# Provided data

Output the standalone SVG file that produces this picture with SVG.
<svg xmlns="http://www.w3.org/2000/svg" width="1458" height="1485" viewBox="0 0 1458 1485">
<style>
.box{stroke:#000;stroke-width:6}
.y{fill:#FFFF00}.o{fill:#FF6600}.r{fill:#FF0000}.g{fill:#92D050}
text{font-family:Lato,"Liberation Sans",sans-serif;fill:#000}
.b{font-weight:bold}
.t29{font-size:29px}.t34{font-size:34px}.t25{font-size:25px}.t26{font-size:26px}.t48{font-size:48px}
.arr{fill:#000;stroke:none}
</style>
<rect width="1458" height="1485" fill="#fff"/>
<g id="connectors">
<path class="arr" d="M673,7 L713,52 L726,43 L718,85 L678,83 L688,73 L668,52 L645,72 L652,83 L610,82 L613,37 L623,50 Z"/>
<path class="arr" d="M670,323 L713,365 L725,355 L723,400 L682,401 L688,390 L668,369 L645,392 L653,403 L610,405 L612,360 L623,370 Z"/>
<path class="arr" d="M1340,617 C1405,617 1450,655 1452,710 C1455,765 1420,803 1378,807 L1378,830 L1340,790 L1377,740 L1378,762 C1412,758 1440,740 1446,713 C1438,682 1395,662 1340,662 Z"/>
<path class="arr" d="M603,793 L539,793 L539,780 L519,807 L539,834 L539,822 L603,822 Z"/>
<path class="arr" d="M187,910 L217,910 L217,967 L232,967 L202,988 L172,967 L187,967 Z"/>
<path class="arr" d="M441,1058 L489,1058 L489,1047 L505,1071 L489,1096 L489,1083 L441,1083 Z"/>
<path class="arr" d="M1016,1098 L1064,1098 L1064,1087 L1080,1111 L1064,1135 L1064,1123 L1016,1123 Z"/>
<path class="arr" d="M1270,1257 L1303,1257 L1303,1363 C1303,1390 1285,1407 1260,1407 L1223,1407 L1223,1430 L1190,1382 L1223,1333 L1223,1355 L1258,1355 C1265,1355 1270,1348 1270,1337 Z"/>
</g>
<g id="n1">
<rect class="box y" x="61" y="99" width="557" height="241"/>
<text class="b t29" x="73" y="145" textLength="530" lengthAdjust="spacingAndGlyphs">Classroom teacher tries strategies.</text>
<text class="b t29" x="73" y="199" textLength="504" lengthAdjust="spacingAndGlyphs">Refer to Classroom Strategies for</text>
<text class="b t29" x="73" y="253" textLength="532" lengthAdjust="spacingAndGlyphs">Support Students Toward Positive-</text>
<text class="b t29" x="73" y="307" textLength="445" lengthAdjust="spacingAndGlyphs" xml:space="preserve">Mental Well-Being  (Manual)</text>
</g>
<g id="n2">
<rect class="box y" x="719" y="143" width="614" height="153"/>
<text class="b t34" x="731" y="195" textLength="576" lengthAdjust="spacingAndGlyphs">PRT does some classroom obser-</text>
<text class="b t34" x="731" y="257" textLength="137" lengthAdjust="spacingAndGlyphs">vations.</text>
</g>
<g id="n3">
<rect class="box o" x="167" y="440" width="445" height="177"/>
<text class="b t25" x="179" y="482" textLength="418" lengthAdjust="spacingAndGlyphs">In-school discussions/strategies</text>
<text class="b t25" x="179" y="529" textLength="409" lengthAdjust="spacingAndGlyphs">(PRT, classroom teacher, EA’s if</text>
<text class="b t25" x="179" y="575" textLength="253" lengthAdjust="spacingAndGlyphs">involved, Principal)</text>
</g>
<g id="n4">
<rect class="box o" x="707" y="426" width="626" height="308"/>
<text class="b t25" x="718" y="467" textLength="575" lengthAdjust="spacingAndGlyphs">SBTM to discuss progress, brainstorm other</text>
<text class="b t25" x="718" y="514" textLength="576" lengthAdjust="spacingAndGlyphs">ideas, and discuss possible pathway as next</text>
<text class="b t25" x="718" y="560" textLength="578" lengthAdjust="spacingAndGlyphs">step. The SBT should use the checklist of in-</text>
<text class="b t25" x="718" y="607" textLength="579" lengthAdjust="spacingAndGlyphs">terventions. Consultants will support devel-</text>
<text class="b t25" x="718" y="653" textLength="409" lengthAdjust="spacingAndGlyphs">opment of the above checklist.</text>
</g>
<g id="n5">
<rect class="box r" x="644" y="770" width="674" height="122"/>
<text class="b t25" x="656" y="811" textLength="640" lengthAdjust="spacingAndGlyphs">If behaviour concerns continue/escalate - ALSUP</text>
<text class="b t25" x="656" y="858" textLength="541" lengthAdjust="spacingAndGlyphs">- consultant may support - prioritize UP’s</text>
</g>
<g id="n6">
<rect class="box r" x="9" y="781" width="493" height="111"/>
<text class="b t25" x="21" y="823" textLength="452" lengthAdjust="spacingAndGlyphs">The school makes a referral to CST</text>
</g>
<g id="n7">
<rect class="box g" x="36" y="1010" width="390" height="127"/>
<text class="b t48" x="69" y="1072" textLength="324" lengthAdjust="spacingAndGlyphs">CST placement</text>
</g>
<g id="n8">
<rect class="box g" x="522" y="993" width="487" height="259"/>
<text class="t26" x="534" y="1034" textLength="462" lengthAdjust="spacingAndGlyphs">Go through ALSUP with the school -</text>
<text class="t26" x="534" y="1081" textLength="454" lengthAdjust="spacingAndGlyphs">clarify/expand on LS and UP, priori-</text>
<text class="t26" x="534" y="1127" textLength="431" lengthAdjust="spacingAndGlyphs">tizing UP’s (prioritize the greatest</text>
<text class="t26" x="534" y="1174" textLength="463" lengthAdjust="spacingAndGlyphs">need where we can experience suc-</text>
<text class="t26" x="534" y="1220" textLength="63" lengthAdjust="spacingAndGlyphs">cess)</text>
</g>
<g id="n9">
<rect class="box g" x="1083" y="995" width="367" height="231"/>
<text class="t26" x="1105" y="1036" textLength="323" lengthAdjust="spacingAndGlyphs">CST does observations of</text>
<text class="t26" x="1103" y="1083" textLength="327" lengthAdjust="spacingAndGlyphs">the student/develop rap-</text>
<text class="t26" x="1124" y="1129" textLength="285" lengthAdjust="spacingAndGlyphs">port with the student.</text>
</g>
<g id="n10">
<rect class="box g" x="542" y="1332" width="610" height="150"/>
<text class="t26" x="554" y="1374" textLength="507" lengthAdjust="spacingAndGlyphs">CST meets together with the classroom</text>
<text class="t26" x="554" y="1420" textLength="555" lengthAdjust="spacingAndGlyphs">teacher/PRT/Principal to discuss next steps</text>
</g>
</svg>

# What to work on
Exactly reproduce every line of the data above.

# Exercise response
Output the standalone SVG file that produces this picture with SVG.
<svg xmlns="http://www.w3.org/2000/svg" width="1458" height="1485" viewBox="0 0 1458 1485">
<style>
.box{stroke:#000;stroke-width:6}
.y{fill:#FFFF00}.o{fill:#FF6600}.r{fill:#FF0000}.g{fill:#92D050}
text{font-family:Lato,"Liberation Sans",sans-serif;fill:#000}
.b{font-weight:bold}
.t29{font-size:29px}.t34{font-size:34px}.t25{font-size:25px}.t26{font-size:26px}.t48{font-size:48px}
.arr{fill:#000;stroke:none}
</style>
<rect width="1458" height="1485" fill="#fff"/>
<g id="connectors">
<path class="arr" d="M673,7 L713,52 L726,43 L718,85 L678,83 L688,73 L668,52 L645,72 L652,83 L610,82 L613,37 L623,50 Z"/>
<path class="arr" d="M670,323 L713,365 L725,355 L723,400 L682,401 L688,390 L668,369 L645,392 L653,403 L610,405 L612,360 L623,370 Z"/>
<path class="arr" d="M1340,617 C1405,617 1450,655 1452,710 C1455,765 1420,803 1378,807 L1378,830 L1340,790 L1377,740 L1378,762 C1412,758 1440,740 1446,713 C1438,682 1395,662 1340,662 Z"/>
<path class="arr" d="M603,793 L539,793 L539,780 L519,807 L539,834 L539,822 L603,822 Z"/>
<path class="arr" d="M187,910 L217,910 L217,967 L232,967 L202,988 L172,967 L187,967 Z"/>
<path class="arr" d="M441,1058 L489,1058 L489,1047 L505,1071 L489,1096 L489,1083 L441,1083 Z"/>
<path class="arr" d="M1016,1098 L1064,1098 L1064,1087 L1080,1111 L1064,1135 L1064,1123 L1016,1123 Z"/>
<path class="arr" d="M1270,1257 L1303,1257 L1303,1363 C1303,1390 1285,1407 1260,1407 L1223,1407 L1223,1430 L1190,1382 L1223,1333 L1223,1355 L1258,1355 C1265,1355 1270,1348 1270,1337 Z"/>
</g>
<g id="n1">
<rect class="box y" x="61" y="99" width="557" height="241"/>
<text class="b t29" x="73" y="145" textLength="530" lengthAdjust="spacingAndGlyphs">Classroom teacher tries strategies.</text>
<text class="b t29" x="73" y="199" textLength="504" lengthAdjust="spacingAndGlyphs">Refer to Classroom Strategies for</text>
<text class="b t29" x="73" y="253" textLength="532" lengthAdjust="spacingAndGlyphs">Support Students Toward Positive-</text>
<text class="b t29" x="73" y="307" textLength="445" lengthAdjust="spacingAndGlyphs" xml:space="preserve">Mental Well-Being  (Manual)</text>
</g>
<g id="n2">
<rect class="box y" x="719" y="143" width="614" height="153"/>
<text class="b t34" x="731" y="195" textLength="576" lengthAdjust="spacingAndGlyphs">PRT does some classroom obser-</text>
<text class="b t34" x="731" y="257" textLength="137" lengthAdjust="spacingAndGlyphs">vations.</text>
</g>
<g id="n3">
<rect class="box o" x="167" y="440" width="445" height="177"/>
<text class="b t25" x="179" y="482" textLength="418" lengthAdjust="spacingAndGlyphs">In-school discussions/strategies</text>
<text class="b t25" x="179" y="529" textLength="409" lengthAdjust="spacingAndGlyphs">(PRT, classroom teacher, EA’s if</text>
<text class="b t25" x="179" y="575" textLength="253" lengthAdjust="spacingAndGlyphs">involved, Principal)</text>
</g>
<g id="n4">
<rect class="box o" x="707" y="426" width="626" height="308"/>
<text class="b t25" x="718" y="467" textLength="575" lengthAdjust="spacingAndGlyphs">SBTM to discuss progress, brainstorm other</text>
<text class="b t25" x="718" y="514" textLength="576" lengthAdjust="spacingAndGlyphs">ideas, and discuss possible pathway as next</text>
<text class="b t25" x="718" y="560" textLength="578" lengthAdjust="spacingAndGlyphs">step. The SBT should use the checklist of in-</text>
<text class="b t25" x="718" y="607" textLength="579" lengthAdjust="spacingAndGlyphs">terventions. Consultants will support devel-</text>
<text class="b t25" x="718" y="653" textLength="409" lengthAdjust="spacingAndGlyphs">opment of the above checklist.</text>
</g>
<g id="n5">
<rect class="box r" x="644" y="770" width="674" height="122"/>
<text class="b t25" x="656" y="811" textLength="640" lengthAdjust="spacingAndGlyphs">If behaviour concerns continue/escalate - ALSUP</text>
<text class="b t25" x="656" y="858" textLength="541" lengthAdjust="spacingAndGlyphs">- consultant may support - prioritize UP’s</text>
</g>
<g id="n6">
<rect class="box r" x="9" y="781" width="493" height="111"/>
<text class="b t25" x="21" y="823" textLength="452" lengthAdjust="spacingAndGlyphs">The school makes a referral to CST</text>
</g>
<g id="n7">
<rect class="box g" x="36" y="1010" width="390" height="127"/>
<text class="b t48" x="69" y="1072" textLength="324" lengthAdjust="spacingAndGlyphs">CST placement</text>
</g>
<g id="n8">
<rect class="box g" x="522" y="993" width="487" height="259"/>
<text class="t26" x="534" y="1034" textLength="462" lengthAdjust="spacingAndGlyphs">Go through ALSUP with the school -</text>
<text class="t26" x="534" y="1081" textLength="454" lengthAdjust="spacingAndGlyphs">clarify/expand on LS and UP, priori-</text>
<text class="t26" x="534" y="1127" textLength="431" lengthAdjust="spacingAndGlyphs">tizing UP’s (prioritize the greatest</text>
<text class="t26" x="534" y="1174" textLength="463" lengthAdjust="spacingAndGlyphs">need where we can experience suc-</text>
<text class="t26" x="534" y="1220" textLength="63" lengthAdjust="spacingAndGlyphs">cess)</text>
</g>
<g id="n9">
<rect class="box g" x="1083" y="995" width="367" height="231"/>
<text class="t26" x="1105" y="1036" textLength="323" lengthAdjust="spacingAndGlyphs">CST does observations of</text>
<text class="t26" x="1103" y="1083" textLength="327" lengthAdjust="spacingAndGlyphs">the student/develop rap-</text>
<text class="t26" x="1124" y="1129" textLength="285" lengthAdjust="spacingAndGlyphs">port with the student.</text>
</g>
<g id="n10">
<rect class="box g" x="542" y="1332" width="610" height="150"/>
<text class="t26" x="554" y="1374" textLength="507" lengthAdjust="spacingAndGlyphs">CST meets together with the classroom</text>
<text class="t26" x="554" y="1420" textLength="555" lengthAdjust="spacingAndGlyphs">teacher/PRT/Principal to discuss next steps</text>
</g>
</svg>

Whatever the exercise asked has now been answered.